Anyway, all this stuff. I should skip ahead. He brought me off a second time without intervention some time later. Hmm hmm hmm. Funnily, I was thinking of how he told me that he could hear his downstairs neighbor going at it all the time, so I was thinking I should really go to town screaming for him. But forget that. At least it was the first time in my life that it was appropriate for me to be a little vocal, a nice change from holding my breath. He said nice things to the effect of being astonished that I had never really done, uh, anything with anyone before. Cause you know, I'm so beautiful and everything. And that he was sure we'd know each other a long time. And I agree with that, though funnily I think he suspected I was reading too much into it. Eh, eh. I'm sad now, and drinking, because he was the sweetest of all sweet boys in this world.

Last night I sprained my ankle walking to a large outdoor party with Ruby.
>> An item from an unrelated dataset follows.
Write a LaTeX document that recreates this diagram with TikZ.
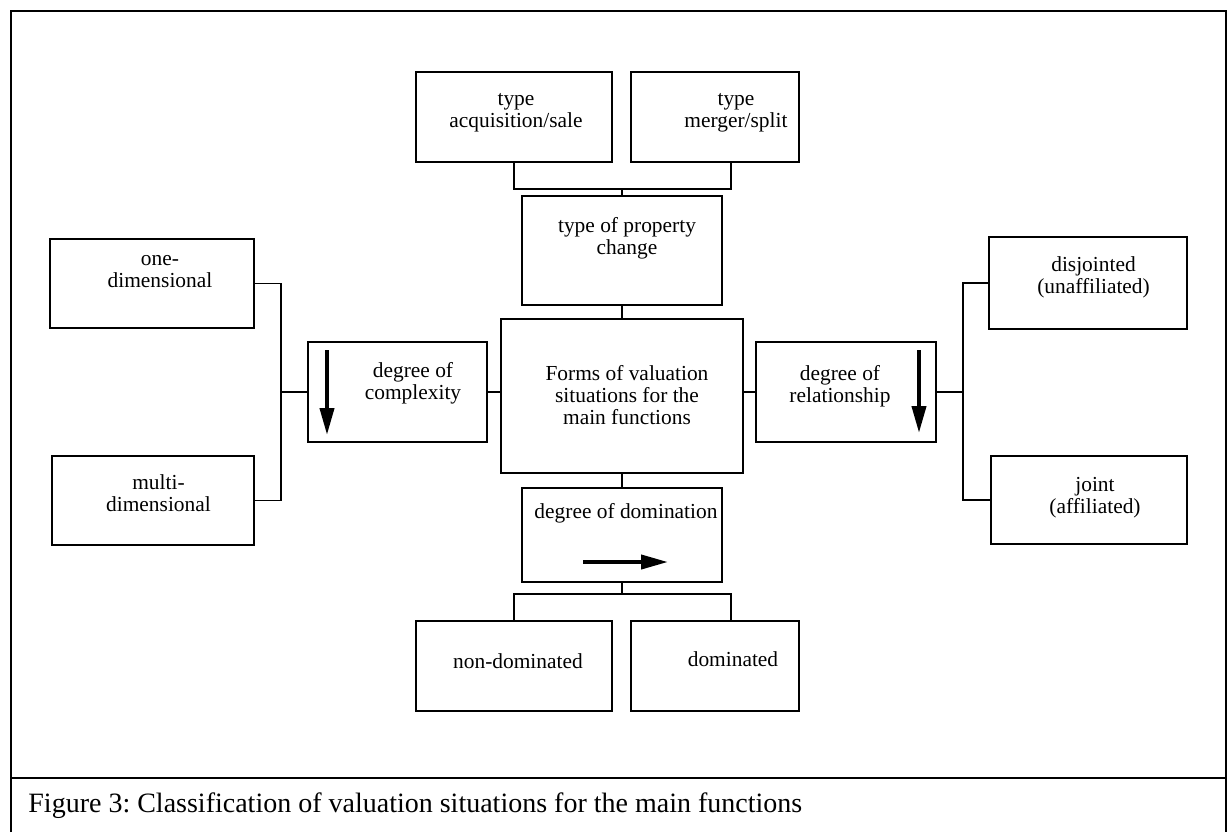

I wasn't drunk or high, but I had been drinking and smoking. The funny thing was that she and I had hiked at least ten miles that day on a mountain (partially thinking we were going to die of exposure as the trail continued to wind on endlessly along the upper ridge of the mountain range) and never got hurt. So anyway, this morning, my foot hurt like a bitch and woke me up early. I had Ruby drive me to the health center, and they grudgingly hooked me up with Advil, crutches, ice pack, and ace bandage. I am so cool. They say I should be able to walk by Sunday, and I already feel better.

Tomorrow morning my mother and grandparents are coming up here to see me inducted to Phi Beta Kappa. I'll be glad to see them, but I just wish they were visiting only, and then would just go away and leave me to live my life here just as it has been. I am so sad to leave here, so, so sad. Everything has already started to wind down, people are packing up. I'll be clinging to Ruby's feet on the last day. I feel terrible for spending time with Nathan instead of her this week, my girl.

I think maybe I'll get drunk tonight.